### DO THIS
Write out the entire listing below exactly, with the pictures left out.

━━ DATASET SECTION ━━

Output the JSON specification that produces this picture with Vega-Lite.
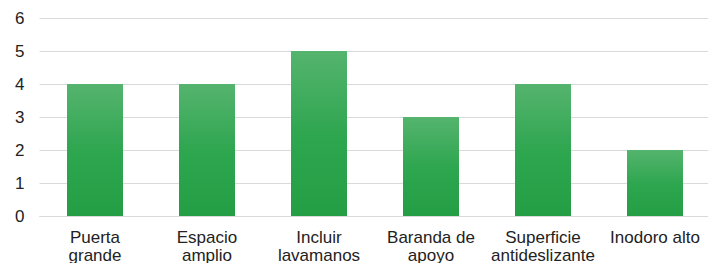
{
  "$schema": "https://vega.github.io/schema/vega-lite/v6.json",
  "width": 672,
  "height": 198,
  "autosize": {"type": "none"},
  "padding": {"left": 39, "top": 18, "right": 0, "bottom": 47},
  "background": "white",
  "data": {"values": [
    {"item": "Puerta grande", "count": 4},
    {"item": "Espacio amplio", "count": 4},
    {"item": "Incluir lavamanos", "count": 5},
    {"item": "Baranda de apoyo", "count": 3},
    {"item": "Superficie antideslizante", "count": 4},
    {"item": "Inodoro alto", "count": 2}
  ]},
  "config": {"view": {"stroke": null}, "font": "Liberation Sans"},
  "mark": {
    "type": "bar",
    "color": {
      "x1": 0, "y1": 0, "x2": 0, "y2": 1,
      "gradient": "linear",
      "stops": [
        {"offset": 0, "color": "#55b46e"},
        {"offset": 0.5, "color": "#2fa650"},
        {"offset": 1, "color": "#249e45"}
      ]
    }
  },
  "encoding": {
    "x": {
      "field": "item", "type": "nominal", "sort": null,
      "scale": {"paddingInner": 0.5, "paddingOuter": 0.25},
      "axis": {
        "title": null, "labelAngle": 0, "ticks": false,
        "domainColor": "#d9d9d9", "domainWidth": 1,
        "labelFontSize": 17, "labelColor": "#222", "labelPadding": 13,
        "labelLineHeight": 18,
        "labelExpr": "datum.value == 'Baranda de apoyo' ? ['Baranda de', 'apoyo'] : datum.value == 'Inodoro alto' ? 'Inodoro alto' : split(datum.value, ' ')"
      }
    },
    "y": {
      "field": "count", "type": "quantitative",
      "scale": {"domain": [0, 6]},
      "axis": {
        "title": null, "domain": false, "ticks": false,
        "values": [0, 1, 2, 3, 4, 5, 6],
        "gridColor": "#d9d9d9", "labelFontSize": 17, "labelColor": "#222",
        "labelPadding": 15
      }
    }
  }
}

━━━

### CORRECT RESPONSE
Output the JSON specification that produces this picture with Vega-Lite.
{
  "$schema": "https://vega.github.io/schema/vega-lite/v6.json",
  "width": 672,
  "height": 198,
  "autosize": {"type": "none"},
  "padding": {"left": 39, "top": 18, "right": 0, "bottom": 47},
  "background": "white",
  "data": {"values": [
    {"item": "Puerta grande", "count": 4},
    {"item": "Espacio amplio", "count": 4},
    {"item": "Incluir lavamanos", "count": 5},
    {"item": "Baranda de apoyo", "count": 3},
    {"item": "Superficie antideslizante", "count": 4},
    {"item": "Inodoro alto", "count": 2}
  ]},
  "config": {"view": {"stroke": null}, "font": "Liberation Sans"},
  "mark": {
    "type": "bar",
    "color": {
      "x1": 0, "y1": 0, "x2": 0, "y2": 1,
      "gradient": "linear",
      "stops": [
        {"offset": 0, "color": "#55b46e"},
        {"offset": 0.5, "color": "#2fa650"},
        {"offset": 1, "color": "#249e45"}
      ]
    }
  },
  "encoding": {
    "x": {
      "field": "item", "type": "nominal", "sort": null,
      "scale": {"paddingInner": 0.5, "paddingOuter": 0.25},
      "axis": {
        "title": null, "labelAngle": 0, "ticks": false,
        "domainColor": "#d9d9d9", "domainWidth": 1,
        "labelFontSize": 17, "labelColor": "#222", "labelPadding": 13,
        "labelLineHeight": 18,
        "labelExpr": "datum.value == 'Baranda de apoyo' ? ['Baranda de', 'apoyo'] : datum.value == 'Inodoro alto' ? 'Inodoro alto' : split(datum.value, ' ')"
      }
    },
    "y": {
      "field": "count", "type": "quantitative",
      "scale": {"domain": [0, 6]},
      "axis": {
        "title": null, "domain": false, "ticks": false,
        "values": [0, 1, 2, 3, 4, 5, 6],
        "gridColor": "#d9d9d9", "labelFontSize": 17, "labelColor": "#222",
        "labelPadding": 15
      }
    }
  }
}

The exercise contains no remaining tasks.